C’est officiel depuis peu, le Canada a signé son nouvel accord de libre‑échange nord-américain avec les États-Unis et le Mexique. L’Accord Canada-États-Unis-Mexique vient changer la donne sur plusieurs sujets d’ordre économique, mais aussi certaines questions juridiques. Comme nous le mentionnions récemment, cet accord viendra notamment exiger que le Canada modifie ses lois en matière de propriété intellectuelle.
Le Chapitre 20 de l’ACEUM exige en effet que le Canada modifie ses lois touchant notamment les brevets d’invention, le droit d’auteur et les marques de commerce. L’énumération des modifications requises fait une soixantaine de pages!
Tel que rapporté en octobre dernier, pour ce qui est du droit d’auteur, l’article 20.H.7 prévoit que le Canada adopte dorénavant les durées de protection (très longues) adoptées au cours des vingt dernières années par nos voisins du sud, notamment, semble-t-il, suite à un lobbying intense de la société Walt Disney pour éviter que le personnage de Mickey Mouse ne tombe dans le domaine public. Ainsi, la durée de base passera de la durée de la vie de l’auteur plus cinquante (50) ans à la durée de vie plus soixante-dix (70) ans ou soixante-quinze (75) ans dans le cas de la musique ou d’œuvres publiées par des sociétés. Bref, nous plions aux demandes américaines en adoptant des durées de protection passablement plus longues pour les œuvres protégées par le régime des droits d’auteur.
Le traité comporte aussi des dispositions obligeant le Canada à inclure la protection des mesures de protection technologique dans ses lois en matière de droits d’auteur, ce que le Canada fait déjà. Par contre, j’avoue que je n’ai pas encore fait l’exercice d’analyse de ce qu’exige le nouveau traité à ce sujet, comparativement à ce que contient déjà notre Loi sur le droit d’auteur.
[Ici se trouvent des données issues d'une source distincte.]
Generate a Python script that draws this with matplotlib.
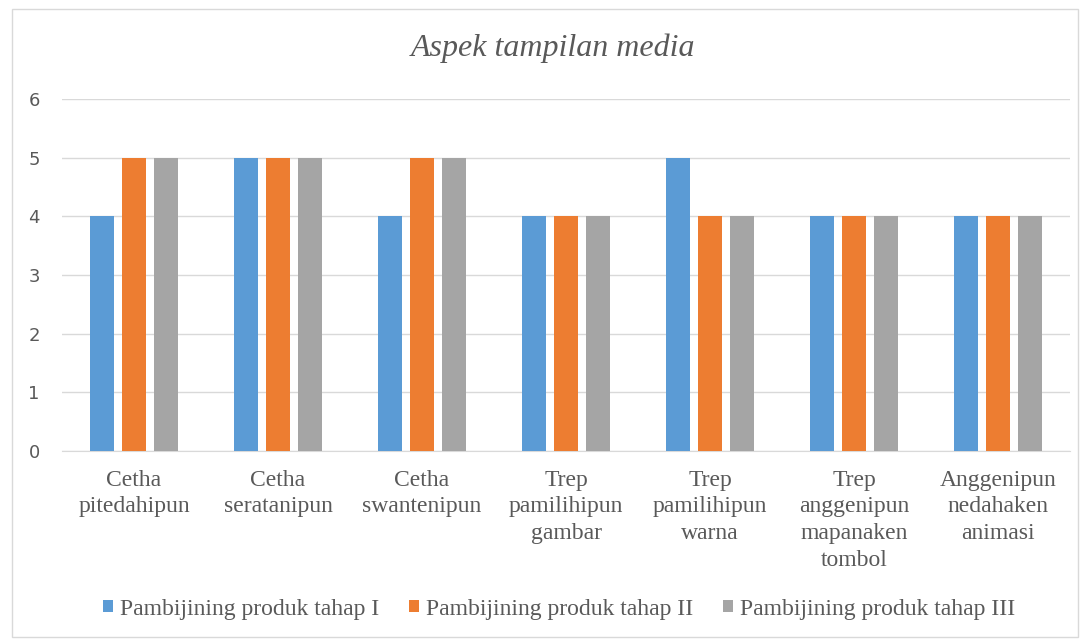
import matplotlib
matplotlib.use("Agg")
import matplotlib.pyplot as plt
import numpy as np
from matplotlib.patches import Rectangle

# data
categories = ["Cetha\npitedahipun", "Cetha\nseratanipun", "Cetha\nswantenipun",
              "Trep\npamilihipun\ngambar", "Trep\npamilihipun\nwarna",
              "Trep\nanggenipun\nmapanaken\ntombol", "Anggenipun\nnedahaken\nanimasi"]
series_names = ["Pambijining produk tahap I", "Pambijining produk tahap II",
                "Pambijining produk tahap III"]
tahap1 = [4, 5, 4, 4, 5, 4, 4]
tahap2 = [5, 5, 5, 4, 4, 4, 4]
tahap3 = [5, 5, 5, 4, 4, 4, 4]
colors = ["#5B9BD5", "#ED7D31", "#A5A5A5"]
text_col = "#595959"

fig = plt.figure(figsize=(10.88, 6.4), dpi=100)
ax = fig.add_axes([62 / 1088, 1 - 451 / 640, (1070 - 62) / 1088, (451 - 99) / 640])

x = np.arange(len(categories))
w = 24 / 144
step = 32 / 144
for i, (vals, name) in enumerate(zip([tahap1, tahap2, tahap3], series_names)):
    ax.bar(x + (i - 1) * step, vals, w, color=colors[i], label=name, zorder=3)

ax.set_xlim(-0.5, len(categories) - 0.5)
ax.set_ylim(0, 6)
ax.set_yticks(range(7))
ax.grid(axis="y", color="#D9D9D9", linewidth=1, zorder=0)
for s in ["top", "right", "left"]:
    ax.spines[s].set_visible(False)
ax.spines["bottom"].set_color("#D9D9D9")
ax.tick_params(axis="both", length=0, colors=text_col)
ax.tick_params(axis="y", labelsize=13, pad=16)
ax.set_xticks(x)
ax.set_xticklabels(categories, fontsize=17, family="Liberation Serif",
                   linespacing=1.35, va="top")
ax.tick_params(axis="x", pad=13.5)

fig.text(553 / 1088, 1 - 48 / 640, "Aspek tampilan media", ha="center", va="center",
         fontsize=23, style="italic", family="Liberation Serif", color=text_col)

leg = fig.legend(loc="center", bbox_to_anchor=(559 / 1088, 1 - 609 / 640), ncol=3,
                 frameon=False, prop={"family": "Liberation Serif", "size": 17},
                 handlelength=0.42, handleheight=0.42, handletextpad=0.3,
                 columnspacing=1.27)
for t in leg.get_texts():
    t.set_color(text_col)

# chart border
fig.patches.append(Rectangle((12 / 1088, 3 / 640), 1066 / 1088, 628 / 640,
                             transform=fig.transFigure, fill=False,
                             edgecolor="#D9D9D9", linewidth=1))

fig.savefig("out.png", dpi=100)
Je serais étonné que le traité de libre-échange n’exige pas une modification de notre loi à ce sujet en renforçant davantage nos dispositions au sujet des mesures de protection technologique que les entreprises peuvent associer à leurs œuvres, sur le plan technique, quand elles les publient.
Fait intéressant, l’ACEUM comprend aussi l’obligation d’ajouter à notre loi sur les marques (en plus de choses que nous étions de toute façon à mettre en place) un régime de dommages préétablis pour certains cas de contrefaçon de marques de commerce.
Ce chapitre du traité de libre-échange de l’ACEUM comporte aussi une section traitant des secrets commerciaux, aspect que le droit fédéral ne régit pas actuellement au Canada. Bien que le traité prévoie que le Canada devra le protéger, on mentionne que notre pays peut se conformer à cette obligation si le droit des provinces (ou des États, dans le cas des États-Unis) a le même effet de protection et de disponibilité de recours. Le traité exige cependant que le Canada protège les secrets commerciaux par des sanctions pénales. Bien que la jurisprudence (R. c. Olan et al. 1978 CanLII 9 [1978] 2 SCR 1175) affirme qu’un vol de tels secrets puisse se qualifier de « fraude » (au sens du Code criminel), il ne serait pas étonnant que le Canada ajoute une infraction spécifique de vol de secrets commerciaux à son Code criminel pour se conformer pleinement au nouveau traité de libre-échange.